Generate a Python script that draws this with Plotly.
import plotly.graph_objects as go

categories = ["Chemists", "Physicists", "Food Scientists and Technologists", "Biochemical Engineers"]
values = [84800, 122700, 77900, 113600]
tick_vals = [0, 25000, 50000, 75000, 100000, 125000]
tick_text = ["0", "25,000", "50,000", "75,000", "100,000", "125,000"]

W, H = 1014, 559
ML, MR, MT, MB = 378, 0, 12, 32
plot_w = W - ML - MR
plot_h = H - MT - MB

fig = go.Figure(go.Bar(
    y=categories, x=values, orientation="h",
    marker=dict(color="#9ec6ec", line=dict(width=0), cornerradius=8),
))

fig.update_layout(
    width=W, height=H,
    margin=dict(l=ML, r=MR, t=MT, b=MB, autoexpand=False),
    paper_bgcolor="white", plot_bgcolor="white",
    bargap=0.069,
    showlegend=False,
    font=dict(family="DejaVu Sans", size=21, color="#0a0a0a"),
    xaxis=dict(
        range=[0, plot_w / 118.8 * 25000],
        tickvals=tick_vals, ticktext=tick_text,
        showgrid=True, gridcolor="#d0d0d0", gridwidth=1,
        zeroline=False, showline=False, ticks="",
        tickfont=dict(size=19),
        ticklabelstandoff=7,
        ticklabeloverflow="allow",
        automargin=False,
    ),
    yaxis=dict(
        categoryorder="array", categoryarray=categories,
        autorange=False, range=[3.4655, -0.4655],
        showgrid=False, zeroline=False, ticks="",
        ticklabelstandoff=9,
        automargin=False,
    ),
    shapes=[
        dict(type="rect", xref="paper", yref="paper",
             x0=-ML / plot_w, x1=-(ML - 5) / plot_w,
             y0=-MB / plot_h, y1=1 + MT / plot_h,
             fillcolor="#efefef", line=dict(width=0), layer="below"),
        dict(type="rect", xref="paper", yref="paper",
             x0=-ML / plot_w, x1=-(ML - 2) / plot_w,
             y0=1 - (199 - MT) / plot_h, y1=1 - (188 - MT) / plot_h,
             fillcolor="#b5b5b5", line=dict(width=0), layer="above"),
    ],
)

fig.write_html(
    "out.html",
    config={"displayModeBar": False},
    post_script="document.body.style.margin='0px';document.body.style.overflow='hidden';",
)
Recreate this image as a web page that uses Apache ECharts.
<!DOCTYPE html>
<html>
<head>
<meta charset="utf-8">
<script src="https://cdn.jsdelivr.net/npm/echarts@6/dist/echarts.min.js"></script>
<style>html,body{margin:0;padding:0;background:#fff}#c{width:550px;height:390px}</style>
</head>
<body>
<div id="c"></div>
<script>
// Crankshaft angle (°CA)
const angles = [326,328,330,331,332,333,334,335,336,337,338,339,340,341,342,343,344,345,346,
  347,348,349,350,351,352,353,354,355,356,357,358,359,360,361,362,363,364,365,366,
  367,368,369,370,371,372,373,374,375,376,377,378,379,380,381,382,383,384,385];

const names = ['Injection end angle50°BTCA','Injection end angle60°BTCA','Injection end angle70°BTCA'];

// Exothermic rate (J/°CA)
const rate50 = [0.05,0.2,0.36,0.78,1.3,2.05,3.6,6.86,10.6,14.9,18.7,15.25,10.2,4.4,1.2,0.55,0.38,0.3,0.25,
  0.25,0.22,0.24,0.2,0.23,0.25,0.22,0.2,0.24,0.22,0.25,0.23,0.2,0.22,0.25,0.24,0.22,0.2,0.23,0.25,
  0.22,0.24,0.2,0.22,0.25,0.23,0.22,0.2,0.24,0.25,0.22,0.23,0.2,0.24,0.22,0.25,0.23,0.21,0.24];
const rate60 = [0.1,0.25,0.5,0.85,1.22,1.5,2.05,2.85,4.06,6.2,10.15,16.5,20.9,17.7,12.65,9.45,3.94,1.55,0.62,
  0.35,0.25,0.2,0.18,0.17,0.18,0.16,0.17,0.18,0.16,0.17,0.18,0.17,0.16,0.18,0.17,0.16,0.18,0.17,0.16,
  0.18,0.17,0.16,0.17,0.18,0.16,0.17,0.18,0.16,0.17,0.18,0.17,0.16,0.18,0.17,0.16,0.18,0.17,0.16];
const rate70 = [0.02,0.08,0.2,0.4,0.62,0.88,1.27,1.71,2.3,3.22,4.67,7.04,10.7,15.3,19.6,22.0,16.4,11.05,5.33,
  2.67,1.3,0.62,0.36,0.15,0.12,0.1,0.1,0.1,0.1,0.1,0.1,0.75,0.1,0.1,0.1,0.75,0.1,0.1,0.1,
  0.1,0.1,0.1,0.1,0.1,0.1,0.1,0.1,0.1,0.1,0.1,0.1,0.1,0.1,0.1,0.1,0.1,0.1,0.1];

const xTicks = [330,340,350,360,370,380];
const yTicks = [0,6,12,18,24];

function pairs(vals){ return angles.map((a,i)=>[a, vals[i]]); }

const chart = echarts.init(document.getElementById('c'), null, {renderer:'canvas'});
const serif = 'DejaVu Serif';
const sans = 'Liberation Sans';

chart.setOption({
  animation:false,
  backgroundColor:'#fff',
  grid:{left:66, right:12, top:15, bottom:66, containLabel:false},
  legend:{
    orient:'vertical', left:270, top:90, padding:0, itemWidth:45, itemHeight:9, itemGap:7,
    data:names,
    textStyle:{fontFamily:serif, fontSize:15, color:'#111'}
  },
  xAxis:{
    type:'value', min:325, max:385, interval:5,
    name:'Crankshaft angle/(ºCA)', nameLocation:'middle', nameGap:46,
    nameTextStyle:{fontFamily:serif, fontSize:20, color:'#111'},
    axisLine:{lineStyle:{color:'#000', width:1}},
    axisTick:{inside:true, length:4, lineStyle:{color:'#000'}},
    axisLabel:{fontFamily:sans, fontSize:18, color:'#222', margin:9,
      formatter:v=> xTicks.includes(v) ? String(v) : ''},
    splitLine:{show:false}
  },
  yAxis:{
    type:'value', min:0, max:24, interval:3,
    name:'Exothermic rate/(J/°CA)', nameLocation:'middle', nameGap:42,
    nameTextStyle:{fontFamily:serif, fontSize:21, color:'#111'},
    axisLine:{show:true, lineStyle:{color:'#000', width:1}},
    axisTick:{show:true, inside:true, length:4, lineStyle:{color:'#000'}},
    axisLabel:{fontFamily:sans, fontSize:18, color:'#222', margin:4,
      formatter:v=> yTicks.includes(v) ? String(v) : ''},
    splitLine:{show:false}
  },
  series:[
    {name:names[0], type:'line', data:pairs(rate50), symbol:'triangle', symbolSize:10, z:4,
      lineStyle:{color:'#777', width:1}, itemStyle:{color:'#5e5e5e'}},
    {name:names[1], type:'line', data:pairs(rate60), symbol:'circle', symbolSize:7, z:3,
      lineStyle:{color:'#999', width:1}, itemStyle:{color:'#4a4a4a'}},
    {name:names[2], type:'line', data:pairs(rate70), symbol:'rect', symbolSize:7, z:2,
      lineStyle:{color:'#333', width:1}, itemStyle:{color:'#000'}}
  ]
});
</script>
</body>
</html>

* * *

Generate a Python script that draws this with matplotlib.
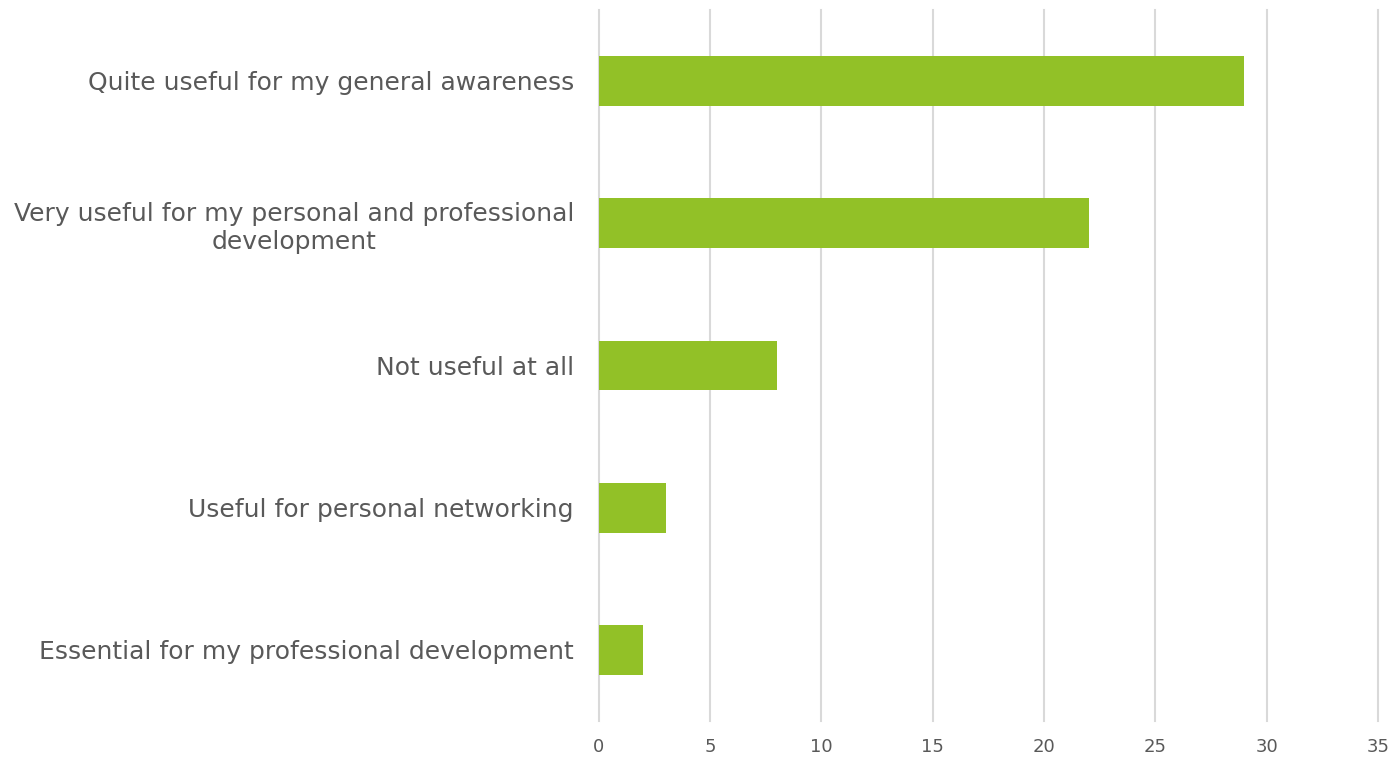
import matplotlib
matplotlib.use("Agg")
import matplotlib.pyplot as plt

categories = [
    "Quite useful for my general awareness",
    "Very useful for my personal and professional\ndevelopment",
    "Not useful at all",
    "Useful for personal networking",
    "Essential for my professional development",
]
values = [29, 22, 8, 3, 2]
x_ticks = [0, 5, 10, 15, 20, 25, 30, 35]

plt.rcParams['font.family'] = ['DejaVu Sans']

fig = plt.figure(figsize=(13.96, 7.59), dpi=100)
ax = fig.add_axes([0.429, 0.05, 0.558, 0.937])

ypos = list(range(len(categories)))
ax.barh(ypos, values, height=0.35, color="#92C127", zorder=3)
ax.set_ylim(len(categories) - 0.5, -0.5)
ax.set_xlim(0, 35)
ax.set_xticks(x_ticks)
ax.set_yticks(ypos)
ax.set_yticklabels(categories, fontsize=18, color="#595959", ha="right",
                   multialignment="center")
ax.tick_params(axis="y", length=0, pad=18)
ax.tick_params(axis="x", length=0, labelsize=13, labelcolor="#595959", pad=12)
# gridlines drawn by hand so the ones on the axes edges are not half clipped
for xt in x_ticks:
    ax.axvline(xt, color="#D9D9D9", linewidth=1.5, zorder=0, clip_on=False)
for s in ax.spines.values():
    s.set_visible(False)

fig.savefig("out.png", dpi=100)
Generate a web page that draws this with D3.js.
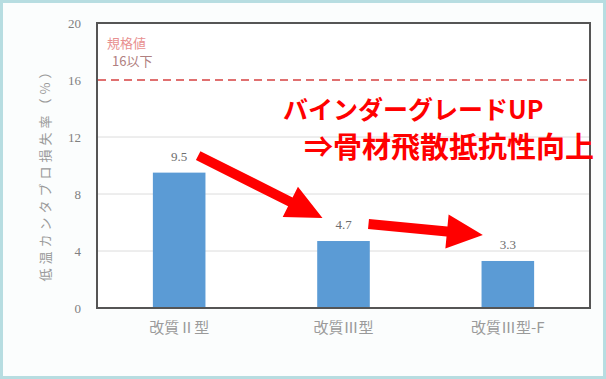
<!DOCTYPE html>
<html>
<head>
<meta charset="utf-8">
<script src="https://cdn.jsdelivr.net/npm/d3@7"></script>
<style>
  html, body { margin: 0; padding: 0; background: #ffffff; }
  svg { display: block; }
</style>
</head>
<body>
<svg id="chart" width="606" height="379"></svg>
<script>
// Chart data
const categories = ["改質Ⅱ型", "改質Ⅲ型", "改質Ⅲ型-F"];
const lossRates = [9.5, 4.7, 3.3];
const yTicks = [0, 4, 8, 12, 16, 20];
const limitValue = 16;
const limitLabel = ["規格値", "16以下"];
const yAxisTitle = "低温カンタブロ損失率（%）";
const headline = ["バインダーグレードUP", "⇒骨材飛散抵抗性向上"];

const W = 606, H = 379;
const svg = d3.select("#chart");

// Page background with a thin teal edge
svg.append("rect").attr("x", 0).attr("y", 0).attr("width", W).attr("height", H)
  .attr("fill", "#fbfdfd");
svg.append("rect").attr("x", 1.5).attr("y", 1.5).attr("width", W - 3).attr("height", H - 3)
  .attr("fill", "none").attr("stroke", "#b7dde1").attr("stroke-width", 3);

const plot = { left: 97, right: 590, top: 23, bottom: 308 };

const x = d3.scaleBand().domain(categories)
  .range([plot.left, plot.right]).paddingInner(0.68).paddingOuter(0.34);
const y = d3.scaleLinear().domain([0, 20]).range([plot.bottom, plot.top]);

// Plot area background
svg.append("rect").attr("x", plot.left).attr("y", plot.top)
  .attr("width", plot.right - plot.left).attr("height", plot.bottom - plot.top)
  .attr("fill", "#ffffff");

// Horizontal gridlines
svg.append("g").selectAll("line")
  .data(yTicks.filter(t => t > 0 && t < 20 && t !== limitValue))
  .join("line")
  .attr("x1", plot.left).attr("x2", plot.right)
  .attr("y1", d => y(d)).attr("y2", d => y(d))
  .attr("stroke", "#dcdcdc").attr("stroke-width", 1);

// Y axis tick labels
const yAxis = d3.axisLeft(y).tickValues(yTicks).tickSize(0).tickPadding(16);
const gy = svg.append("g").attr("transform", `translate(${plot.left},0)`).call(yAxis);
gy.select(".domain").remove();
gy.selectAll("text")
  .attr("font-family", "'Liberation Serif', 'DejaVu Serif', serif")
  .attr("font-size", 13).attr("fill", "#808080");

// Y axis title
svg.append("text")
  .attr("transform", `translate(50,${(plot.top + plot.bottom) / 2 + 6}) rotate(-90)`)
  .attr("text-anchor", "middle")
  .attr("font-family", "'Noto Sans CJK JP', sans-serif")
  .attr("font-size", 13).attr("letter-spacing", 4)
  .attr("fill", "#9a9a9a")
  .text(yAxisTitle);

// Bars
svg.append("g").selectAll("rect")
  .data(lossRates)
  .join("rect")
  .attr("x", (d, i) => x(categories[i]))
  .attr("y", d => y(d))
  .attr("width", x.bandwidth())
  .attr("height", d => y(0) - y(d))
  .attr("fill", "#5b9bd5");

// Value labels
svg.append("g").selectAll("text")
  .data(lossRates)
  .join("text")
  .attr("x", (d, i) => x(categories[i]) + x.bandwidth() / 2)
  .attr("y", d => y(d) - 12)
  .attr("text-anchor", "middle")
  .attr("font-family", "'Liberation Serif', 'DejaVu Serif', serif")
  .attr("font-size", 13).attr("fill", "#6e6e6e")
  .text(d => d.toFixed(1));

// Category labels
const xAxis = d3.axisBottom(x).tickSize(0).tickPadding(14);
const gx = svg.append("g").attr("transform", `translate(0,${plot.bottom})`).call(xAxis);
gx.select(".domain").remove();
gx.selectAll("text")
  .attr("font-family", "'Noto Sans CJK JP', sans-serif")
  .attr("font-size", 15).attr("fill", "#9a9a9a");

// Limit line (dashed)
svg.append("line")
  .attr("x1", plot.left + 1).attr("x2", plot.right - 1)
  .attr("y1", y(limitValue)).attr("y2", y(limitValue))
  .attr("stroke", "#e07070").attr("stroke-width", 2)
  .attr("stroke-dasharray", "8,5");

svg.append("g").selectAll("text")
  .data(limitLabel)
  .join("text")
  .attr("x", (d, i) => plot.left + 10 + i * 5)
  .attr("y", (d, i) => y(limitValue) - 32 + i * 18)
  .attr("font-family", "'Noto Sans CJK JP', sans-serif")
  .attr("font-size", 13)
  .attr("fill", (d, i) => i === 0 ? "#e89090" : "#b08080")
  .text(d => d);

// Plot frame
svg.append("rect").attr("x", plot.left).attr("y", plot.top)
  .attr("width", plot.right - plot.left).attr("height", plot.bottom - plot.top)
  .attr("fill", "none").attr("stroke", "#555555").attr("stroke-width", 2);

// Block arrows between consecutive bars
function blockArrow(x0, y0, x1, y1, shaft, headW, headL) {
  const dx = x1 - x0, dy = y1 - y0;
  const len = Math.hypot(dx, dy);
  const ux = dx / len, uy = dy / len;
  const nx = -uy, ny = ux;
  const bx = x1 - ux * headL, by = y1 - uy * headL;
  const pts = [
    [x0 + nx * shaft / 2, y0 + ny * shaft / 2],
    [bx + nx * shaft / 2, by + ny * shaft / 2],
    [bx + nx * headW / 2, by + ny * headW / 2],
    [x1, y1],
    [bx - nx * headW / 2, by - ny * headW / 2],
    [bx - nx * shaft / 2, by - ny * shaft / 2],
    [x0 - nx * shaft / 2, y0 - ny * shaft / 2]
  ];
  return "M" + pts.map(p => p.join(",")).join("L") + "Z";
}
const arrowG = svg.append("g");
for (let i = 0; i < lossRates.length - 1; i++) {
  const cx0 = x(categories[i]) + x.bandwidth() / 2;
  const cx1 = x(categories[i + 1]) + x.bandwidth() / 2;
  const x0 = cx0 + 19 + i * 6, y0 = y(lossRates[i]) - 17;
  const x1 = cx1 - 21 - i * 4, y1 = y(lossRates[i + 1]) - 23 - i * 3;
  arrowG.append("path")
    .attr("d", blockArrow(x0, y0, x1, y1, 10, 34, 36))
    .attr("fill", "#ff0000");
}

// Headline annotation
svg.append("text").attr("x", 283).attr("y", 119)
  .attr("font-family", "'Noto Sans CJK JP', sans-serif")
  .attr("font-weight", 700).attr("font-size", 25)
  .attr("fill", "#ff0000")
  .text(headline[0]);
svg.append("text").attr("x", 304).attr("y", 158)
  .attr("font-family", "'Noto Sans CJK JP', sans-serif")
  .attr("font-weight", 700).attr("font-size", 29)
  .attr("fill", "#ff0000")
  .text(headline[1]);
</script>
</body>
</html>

* * *

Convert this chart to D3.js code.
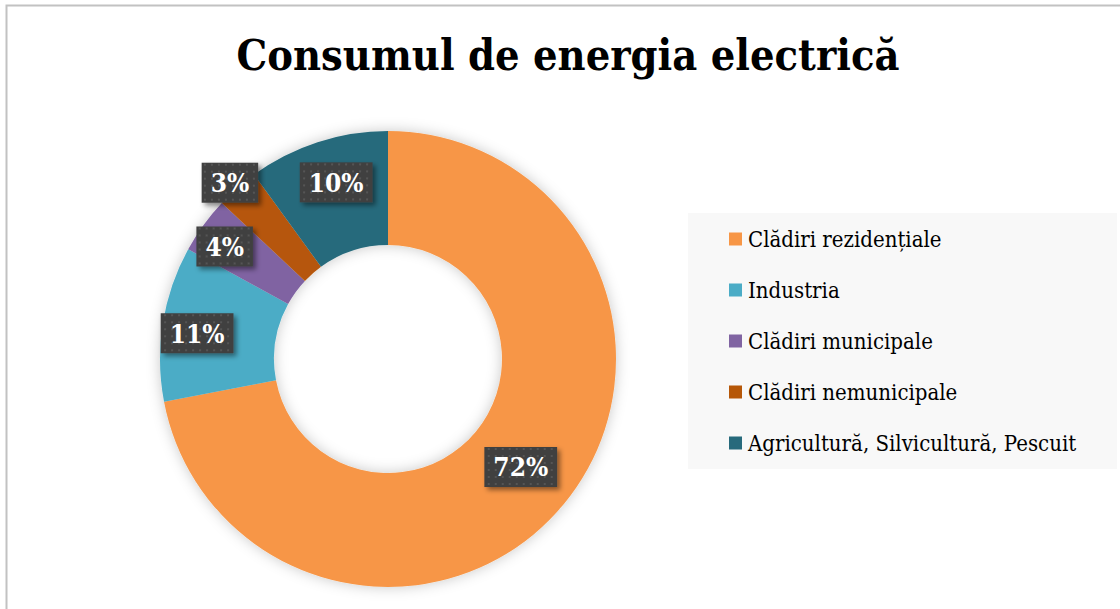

### Task to carry out
Take every line that includes the string "Python" and copy it.

### Correct result
Generate a Python script that draws this with Plotly.
Generate a Python script that draws this with matplotlib.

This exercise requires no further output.